Rhodes’ coast is almost entirely lined with beaches, so you’re spoilt for choice. The north and east, particularly close to the Old Town, is heaving with holidaymakers in the summer, thanks to its family-friendly sand beaches. Elli is particularly popular. It’s generally easier to find a spot on the wind-whipped west, where crystal waters lap against craggy cliffs. The south is paradise for surfers and kite surfers, particularly Prasonisi.
Crete’s beaches are among the best in the world. Its 650 miles of coastline is dotted with Blue Flag beaches, lagoons, wild coves and Caribbean-like white sands. Elafonissi Beach is probably the most famous, with its oft-Instagrammed rolling pink dunes and turquoise waters. The northern coastline is much more developed, with busy resorts like Malia and Hersónissos. Crete is a prime snorkelling destination too. For aquatic adventures, hotfoot to Voulisma Beach or Frangokastello Beach in the south.
Rhodes offers a staggering array of hotels, B&Bs, campsites and apartments, suited to every budget and taste. It’s long been a popular all-inclusive destination, and it’s easy to find a package holiday for a steal. Consider basing yourself in the northeast, which provides easy access to the Old Town and great beaches.
Given Crete’s size, it’s a good idea to pick an area and stick to it, rather than try to explore the entire island in one go. The north is over-developed, with package-tour resorts like Mália full of young Brits on blow-outs, best avoided. Eloúnda, is the home of luxury hotel and villa complexes, perfect for those looking for infinity pools and fine dining. For those looking for something in the middle, there are thousands of options, from boutique hotels to well-appointed apartments.

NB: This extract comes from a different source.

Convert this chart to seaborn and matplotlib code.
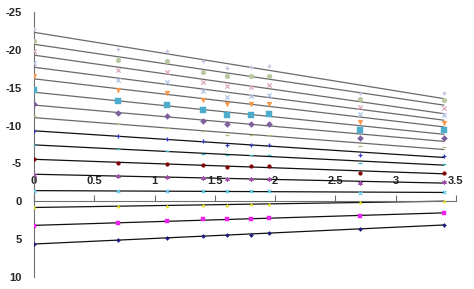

Both Crete and Rhodes offer a mild climate in winter and blistering heat in summer. There’s little difference between the two in temperature, though some argue that Crete is marginally warmer due to its more southerly location. Both destinations are popular in the summer, teeming with sun-seeking holidaymakers. If you’re after seclusion (and a little less heat), April, May, September and October are the best times to visit.